Sakina was 12 years old when she says she was sold for 10,000 rupees, or $200, and moved 1,000 miles from her home to a village in the Indian state of Haryana. She has since given birth to nine children, eight of them boys. Though Sakina herself says she was the victim of human trafficking, she said she might turn to the black market to find wives for her sons.

"In Haryana, because there are no women, I will have to pay money to marry my sons. And if I have to buy a bride, I will," she said.

A Unique Home

There is hope for young girls in India. In addition to the activists fighting against gendercide, the government and charities have set up a network of orphanages called "cradle houses."

One of them is called Unique Home. The woman who founded the orphanage, Prekash Kaur, cares for 60 girls, some just days old. Some abandoned infants are found in trash cans. Others are discreetly left in a drop box at the orphanage door.

Many of the infants, Kaur said, are "half dead" when they arrive because of the drugs their mothers have taken in an attempts to abort them.

No child is turned away from Unique Home. They live in close quarters and eat, sleep and study together. Kaur is affectionately known as "mama" and calls each child there her daughter -- girls she'll raise, protect and educate. She doesn't allow adoptions for fear that girls will again fall victim to abuse and neglect.
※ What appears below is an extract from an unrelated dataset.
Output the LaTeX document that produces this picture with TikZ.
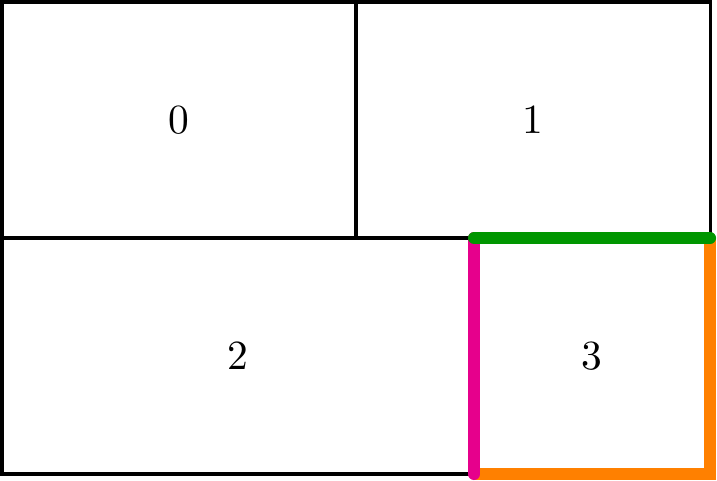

"It is important to empower and embolden these girls to make them stronger, so one day, when they give birth to a baby girl, they will not give into the pressure to play with nature," she said. "They should understand whatever their moms did to them, they should not do to their own daughters."

Lucy Singh, 19, has lived at Unique Home since she was one day old. She attends college and wants to be a teacher. She calls Prakash Kaur her mom, her dad, her everything.

"I feel that I'm the lucky one," she said.